Lohan Sr. is the object of the stark Confessions of a Broken Heart (Daughter to Father) and also the tortured My Innocence, which is about how the actress/singer's father stole her childhood by making her grow up too soon and how she had to become more independent because he was never around. But the whole album isn't about the 19-year-old being mad at dad. She's also angry at some ex-loves. Lohan sings about the ones she's lost, and those who gave her mixed messages, on A Little More Personal. If You Were Me focuses on those love interests who tossed her aside for another, while she re-reads old love letters and gets paper cuts from them in Black Hole. Sure, the kind of rousing mega-chorus used in this song has already been heard – to greater effect – in Kelly Clarkson's Since U Been Gone, but it's still nifty. The tail end of the album pretty much rotates through the various styles Lohan and company have been dishing out: power ballads, straight ahead pop, club-styled bubblegum angst, and mock rock, with a few left turns (such as the quasi-Prince-meets Alanis influenced faux funk slink of If You Were Me) thrown in for good measure. Lindsay also does a credible cover of the Cheap Trick song I Want You To Want Me and the Stevie Nicks’ hit Edge of Seventeen.

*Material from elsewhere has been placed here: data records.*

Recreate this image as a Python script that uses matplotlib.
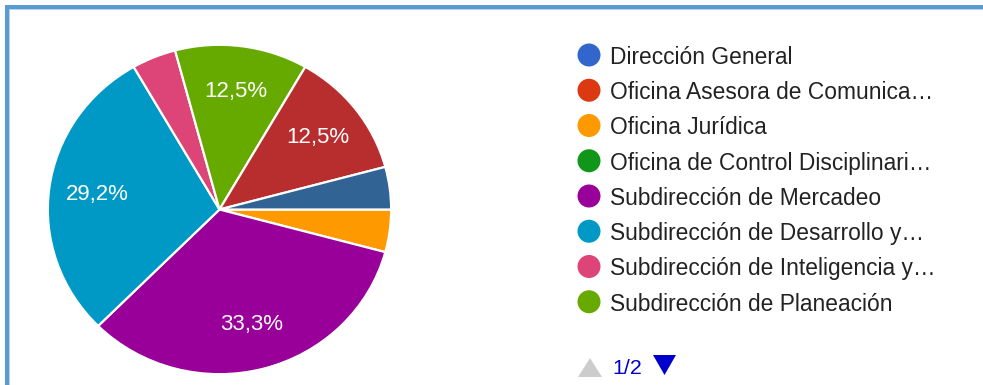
import matplotlib
matplotlib.use("Agg")
import matplotlib.pyplot as plt
from matplotlib.patches import Rectangle, Circle, Polygon

plt.rcParams['font.family'] = ['Liberation Sans', 'DejaVu Sans']

# Legend entries shown on page 1 of 2
legend_labels = [
    "Dirección General",
    "Oficina Asesora de Comunica…",
    "Oficina Jurídica",
    "Oficina de Control Disciplinari…",
    "Subdirección de Mercadeo",
    "Subdirección de Desarrollo y…",
    "Subdirección de Inteligencia y…",
    "Subdirección de Planeación",
]
legend_colors = ["#3366cc", "#dc3912", "#ff9900", "#109618",
                 "#990099", "#0099c6", "#dd4477", "#66aa00"]

# Pie slices (response counts), clockwise from 3 o'clock
slice_counts = [1, 8, 7, 1, 3, 3, 1]
slice_colors = ["#ff9900", "#990099", "#0099c6", "#dd4477",
                "#66aa00", "#b82e2e", "#316395"]
page_text = "1/2"

W, H = 983, 385
fig = plt.figure(figsize=(W / 100, H / 100), dpi=100)
fig.patch.set_facecolor("white")

# Pie axes, placed in pixel terms
px0, px1, py0, py1 = 47, 392, 44, 375
ax = fig.add_axes([px0 / W, 1 - py1 / H, (px1 - px0) / W, (py1 - py0) / H])


def pct_label(p):
    return (f"{p:.1f}%".replace(".", ",")) if p > 5 else ""


wedges, texts, autotexts = ax.pie(
    slice_counts, colors=slice_colors, startangle=0, counterclock=False,
    radius=1.0, autopct=pct_label, pctdistance=0.72,
    wedgeprops=dict(edgecolor="white", linewidth=1.6),
    textprops=dict(color="white", fontsize=16),
)
ax.set_xlim(-1.005, 1.005)
ax.set_ylim(-1.005, 1.005)
ax.set_aspect("auto")
ax.axis("off")

# Frame drawn behind everything, in pixel coordinates
ov = fig.add_axes([0, 0, 1, 1], zorder=-1)
ov.set_xlim(0, W)
ov.set_ylim(H, 0)
ov.axis("off")
ov.add_patch(Rectangle((5, 5), W - 5, 4, color="#5b9bd5", lw=0))
ov.add_patch(Rectangle((5, 5), 4, H - 5, color="#5b9bd5", lw=0))
ov.add_patch(Rectangle((9, 9), W - 9, 1, color="#b4d0ee", lw=0))
ov.add_patch(Rectangle((9, 9), 1, H - 9, color="#b4d0ee", lw=0))

# Legend and pager, in pixel coordinates
ov2 = fig.add_axes([0, 0, 1, 1], zorder=3)
ov2.set_xlim(0, W)
ov2.set_ylim(H, 0)
ov2.axis("off")
for i, (lab, col) in enumerate(zip(legend_labels, legend_colors)):
    y = 55 + 35.25 * i
    ov2.add_patch(Circle((589, y), 11.5, color=col, lw=0))
    ov2.text(610, y, lab, fontsize=16.4, color="#222222",
             va="center_baseline", ha="left")

ov2.add_patch(Polygon([[578, 377], [602, 377], [590, 358]], closed=True,
                      color="#cccccc", lw=0))
ov2.text(612, 367, page_text, fontsize=15.4, color="#0000cc",
         va="center_baseline", ha="left")
ov2.add_patch(Polygon([[653, 355], [676, 355], [664.5, 375]], closed=True,
                      color="#0000cc", lw=0))

fig.savefig("out.png", dpi=100, facecolor="white")
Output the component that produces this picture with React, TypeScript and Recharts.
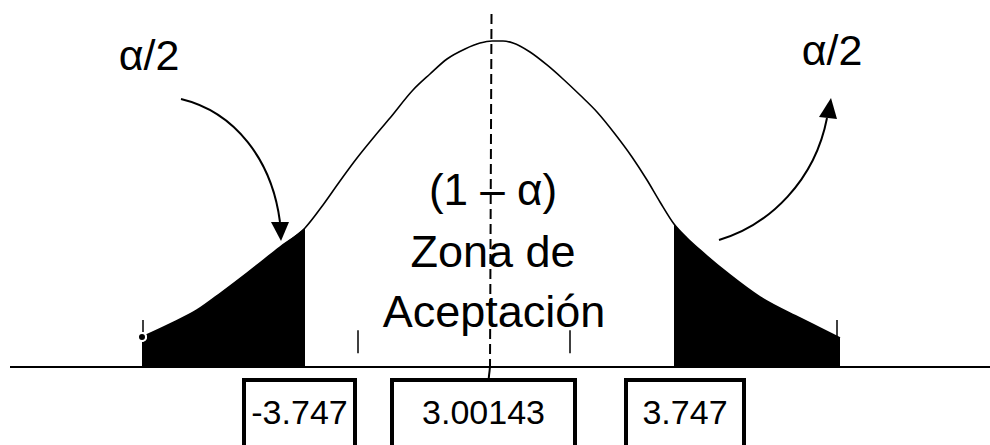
import { Area, ComposedChart, Line, ReferenceArea, ReferenceLine, XAxis, YAxis } from 'recharts'

// curve (x in std units, y as density)
const zValues = [
  -3.48, -3.2, -2.93, -2.68, -2.43, -2.1, -1.85, -1.67, -1.5, -1.33, -1.16, -1.0, -0.77, -0.6, -0.43, -0.25, -0.1,
  0.02, 0.13, 0.23, 0.4, 0.57, 0.73, 0.9, 1.07, 1.25, 1.42, 1.57, 1.7, 1.84, 1.97, 2.1, 2.4, 2.7, 3.1, 3.3, 3.5,
]
const density = [
  0.0368, 0.0528, 0.0699, 0.092, 0.1153, 0.1472, 0.1706, 0.1988, 0.2282, 0.2564, 0.2822, 0.3055, 0.3399, 0.3595,
  0.3779, 0.3902, 0.3975, 0.4, 0.4, 0.3975, 0.3865, 0.3706, 0.3534, 0.3337, 0.3129, 0.2859, 0.2577, 0.2294,
  0.2025, 0.1755, 0.1583, 0.1436, 0.1129, 0.0859, 0.0601, 0.0479, 0.0356,
]
const leftCut = -1.85
const rightCut = 1.84
const tickZ = [-3.47, -1.32, 0.8, 3.47]
const boxLabels = ['-3.747', '3.00143', '3.747']

const rows = zValues.map((z, i) => ({
  z,
  y: density[i],
  left: z <= leftCut ? density[i] : null,
  right: z >= rightCut ? density[i] : null,
}))

const boxSpans: [number, number][] = [
  [-2.46, -1.35],
  [-0.98, 0.85],
  [1.36, 2.54],
]

const font = '"Liberation Sans", Arial, sans-serif'

export default function App() {
  return (
    <div style={{ position: 'absolute', left: 0, top: 0, width: 990, height: 445, background: '#fff', fontFamily: font }}>
      <ComposedChart width={990} height={445} data={rows} margin={{ top: 0, right: 0, bottom: 0, left: 0 }}>
        <XAxis dataKey="z" type="number" domain={[-4.9, 5.0]} hide allowDataOverflow />
        <YAxis type="number" domain={[-0.0957, 0.4503]} hide allowDataOverflow />
        <Area dataKey="left" type="monotone" baseValue={0} fill="#000" fillOpacity={1} stroke="none" isAnimationActive={false} />
        <Area dataKey="right" type="monotone" baseValue={0} fill="#000" fillOpacity={1} stroke="none" isAnimationActive={false} />
        <Line dataKey="y" type="monotone" stroke="#000" strokeWidth={1.6} dot={false} isAnimationActive={false} />
        <ReferenceLine segment={[{ x: -4.8, y: 0 }, { x: 5.0, y: 0 }]} stroke="#000" strokeWidth={2} />
        <ReferenceLine segment={[{ x: 0.015, y: 0.433 }, { x: 0, y: 0 }]} stroke="#000" strokeWidth={2} strokeDasharray="10 5" />
        <ReferenceLine segment={[{ x: 0, y: 0 }, { x: -0.015, y: -0.016 }]} stroke="#000" strokeWidth={2} />
        {tickZ.map((t, i) => {
          const outer = i === 0 || i === tickZ.length - 1
          return (
            <ReferenceLine
              key={t}
              segment={[{ x: t, y: outer ? 0.0577 : 0.045 }, { x: t, y: outer ? 0.033 : 0.017 }]}
              stroke="#000"
              strokeWidth={1.5}
            />
          )
        })}
        {boxLabels.map((lab, i) => (
          <ReferenceArea
            key={lab}
            x1={boxSpans[i][0]}
            x2={boxSpans[i][1]}
            y1={-0.016}
            y2={-0.3}
            ifOverflow="hidden"
            stroke="#000"
            strokeWidth={4}
            fill="#fff"
            fillOpacity={1}
            label={{ value: lab, position: 'insideTop', offset: 20, fontSize: 34, fill: '#000', fontFamily: font }}
          />
        ))}
      </ComposedChart>
      <svg width={990} height={445} style={{ position: 'absolute', left: 0, top: 0, pointerEvents: 'none' }}>
        <g fontFamily={font} fill="#000" textAnchor="middle">
          <text x={149} y={70} fontSize={43}>α/2</text>
          <text x={832} y={65} fontSize={43}>α/2</text>
          <text x={493} y={205} fontSize={44}>(1 – α)</text>
          <text x={493} y={267} fontSize={45}>Zona de</text>
          <text x={494} y={327} fontSize={45}>Aceptación</text>
        </g>
        <path d="M181 99 C235 112, 272 160, 280 222" fill="none" stroke="#000" strokeWidth={2} />
        <polygon points="271,222 289,222 281,241" fill="#000" />
        <path d="M719 240 C770 225, 815 180, 827 118" fill="none" stroke="#000" strokeWidth={2} />
        <polygon points="819,117 837,119 831,98" fill="#000" />
      </svg>
    </div>
  )
}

Lohan surrounded herself with a team of pros

Lindsay has taken greater creative control on this project, giving the album a much more personal touch. For this album, she has surrounded herself with a team of pros – Kara DioGuardi (who's also written for Lohan rivals Ashlee Simpson and Hilary Duff, and coauthored 9 of the 12 songs here), power-popster Butch Walker from Marvelous 3, and former Evanescence guitarist Ben Moody. Moody particularly shines on Fastlane, a super-catchy number that's one of four for which Lohan gets a songwriting credit. Her voice is actually pretty decent, she is able to float and parry, drop from sultry whisper to heartfelt croon at the most opportune moments. In the long run, while still far from being an epic moment in current pop history, the bulk of A Little More Personal easily ranks a few shades higher than her 2004 debut. Most of this is due to Lohan's obvious focus on her voice and extending her range and styles. Has she grown up? Maybe not entirely yet, but Lohan is showing the promise of an honorable mainstream career.